In 2017, we incurred an approximate service loss of $6 million. Last year, that number was about $8 million. For this year, we expect to see service losses in Tiers 1 and 3 and service profits in Tiers 2 and 4 with full year service losses in the $3 million to $6 million range for this year.
Quarterly or even annual fluctuations can and may occur. We did see a relatively higher Q3 service loss. This was driven by accelerating some Q4 cell replacements into Q3 to avoid doing this work during the peak winter time and ahead of the holiday season, which is certainly appreciated by our retail and data center customers.
With respect to our service P&L accounting, in addition to selling our energy servers installed at the customer site, we sell ongoing operating and maintenance contracts to our customers. We refer to this as service contracts and these service contracts can and are generally renewed annually by our customers.
In summary, the revenue associated with the service contracts is recognized radically over their service contract term, again, generally 12 months. The treatment of the cause depends on whether we estimate a profit or loss on the contract. If we estimate a profit on the contract, which we do for all contracts that we've signed over the last several years, then the cost associated with the contract is expensed as incurred.
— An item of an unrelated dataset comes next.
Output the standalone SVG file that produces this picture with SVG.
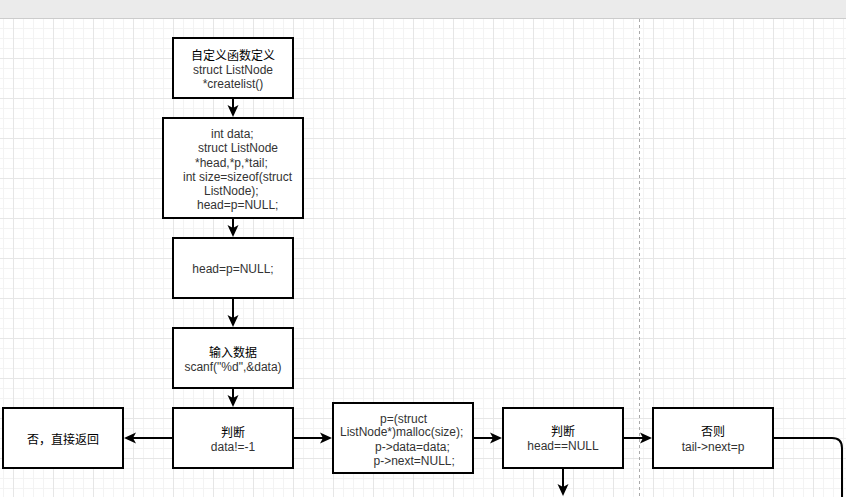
<svg xmlns="http://www.w3.org/2000/svg" width="846" height="497" viewBox="0 0 846 497">
<defs>
<pattern id="grid" patternUnits="userSpaceOnUse" x="13" y="18" width="40" height="40">
<rect width="40" height="40" fill="#ffffff"/>
<path d="M10.5 0V40M20.5 0V40M30.5 0V40M0 10.5H40M0 20.5H40M0 30.5H40" stroke="#f3f3f3" stroke-width="1"/>
<path d="M0.5 0V40M0 0.5H40" stroke="#e6e6e6" stroke-width="1"/>
</pattern>
<marker id="arr" markerUnits="userSpaceOnUse" viewBox="0 0 12 12" refX="3" refY="6" markerWidth="12" markerHeight="12" orient="auto">
<path d="M0,0.5 L12,6 L0,11.5 L3,6 Z" fill="#000"/>
</marker>
</defs>
<style>
.box{fill:#fff;stroke:#000;stroke-width:2}
.t{font-family:"Liberation Sans",Arial,sans-serif;font-size:12px;fill:#333}
.c{font-family:"Noto Sans CJK SC","Liberation Sans",sans-serif;font-size:12px;fill:#000}
.m{text-anchor:middle}
.conn{fill:none;stroke:#000;stroke-width:2}
</style>
<rect x="0" y="0" width="846" height="497" fill="url(#grid)"/>
<rect x="0" y="0" width="846" height="18" fill="#ebebeb"/>
<line x1="0" y1="18.5" x2="846" y2="18.5" stroke="#cccccc" stroke-width="1"/>
<line x1="639.5" y1="19" x2="639.5" y2="497" stroke="#aaaaaa" stroke-width="1" stroke-dasharray="3,3"/>

<g id="connectors">
<path class="conn" d="M233,99 V108" marker-end="url(#arr)"/>
<path class="conn" d="M233,219 V228" marker-end="url(#arr)"/>
<path class="conn" d="M233,299 V318" marker-end="url(#arr)"/>
<path class="conn" d="M233,389 V398" marker-end="url(#arr)"/>
<path class="conn" d="M172,438 H133" marker-end="url(#arr)"/>
<path class="conn" d="M294,438 H323" marker-end="url(#arr)"/>
<path class="conn" d="M474,438 H493" marker-end="url(#arr)"/>
<path class="conn" d="M624,438 H643" marker-end="url(#arr)"/>
<path class="conn" d="M563,469 V487" marker-end="url(#arr)"/>
<path class="conn" d="M774,438 H832 Q842,438 842,448 V500"/>
</g>

<g id="n1">
<rect class="box" x="173" y="38" width="120" height="60"/>
<text class="c m" x="233" y="59.5">自定义函数定义</text>
<text class="t m" x="233" y="73.5">struct ListNode</text>
<text class="t m" x="233" y="87.5">*createlist()</text>
</g>

<g id="n2">
<rect class="box" x="163" y="118" width="140" height="100"/>
<text class="t" x="211" y="138">int data;</text>
<text class="t" x="198" y="152.3">struct ListNode</text>
<text class="t" x="195" y="166.7">*head,*p,*tail;</text>
<text class="t" x="183" y="180.7">int size=sizeof(struct</text>
<text class="t" x="204" y="194.7">ListNode);</text>
<text class="t" x="197" y="209">head=p=NULL;</text>
</g>

<g id="n3">
<rect class="box" x="173" y="238" width="120" height="60"/>
<text class="t m" x="233" y="273.3">head=p=NULL;</text>
</g>

<g id="n4">
<rect class="box" x="173" y="328" width="120" height="60"/>
<text class="c m" x="233" y="356.5">输入数据</text>
<text class="t m" x="233" y="371">scanf("%d",&amp;data)</text>
</g>

<g id="n5">
<rect class="box" x="173" y="408" width="120" height="60"/>
<text class="c m" x="233" y="436.5">判断</text>
<text class="t m" x="233" y="451">data!=-1</text>
</g>

<g id="n6">
<rect class="box" x="3" y="408" width="120" height="60"/>
<text class="c m" x="63" y="443.5">否，直接返回</text>
</g>

<g id="n7">
<rect class="box" x="333" y="403" width="140" height="70"/>
<text class="t" x="380" y="422.5">p=(struct</text>
<text class="t" x="340" y="436">ListNode*)malloc(size);</text>
<text class="t" x="375" y="451">p-&gt;data=data;</text>
<text class="t" x="373.5" y="465">p-&gt;next=NULL;</text>
</g>

<g id="n8">
<rect class="box" x="503" y="408" width="120" height="60"/>
<text class="c m" x="563" y="435.5">判断</text>
<text class="t m" x="563" y="450">head==NULL</text>
</g>

<g id="n9">
<rect class="box" x="653" y="408" width="120" height="60"/>
<text class="c m" x="713" y="436">否则</text>
<text class="t m" x="713" y="451">tail-&gt;next=p</text>
</g>
</svg>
If however, the service contract is estimated to have a loss, we expense the loss at the time of the contract signing or renewal. Again, all service contracts executed since the beginning of 2015 are profitable.
As we've communicated previously, based on the 10-years of data that we've been tracking or service costs, the service revenue over the estimated service contract period or our current install base exceeds the cost that we expect to incur to support those contracts.
Further details relative to our service costs can be found in the technical note that KR will be referring to in a couple of minutes.
Now over to KR for business update.
Good day to all of you from California. I started this company 19 years ago, because I was convinced that electricity is a basic human need that should be generated cleanly and delivered reliably and resiliently. And there were no solutions that could provide that combination to anyone let alone make it affordable and accessible to everyone.
The extended Bloom family worked tirelessly for 17 years as a private company to make that dream a reality. And we have shown grid and resiliency to weather through the many hurdles we had to overcome.
Today, 19 years later, the time has come when the consumers understand the need for reliable and resilient power and its impact on their overall safety. We are now willing to value it.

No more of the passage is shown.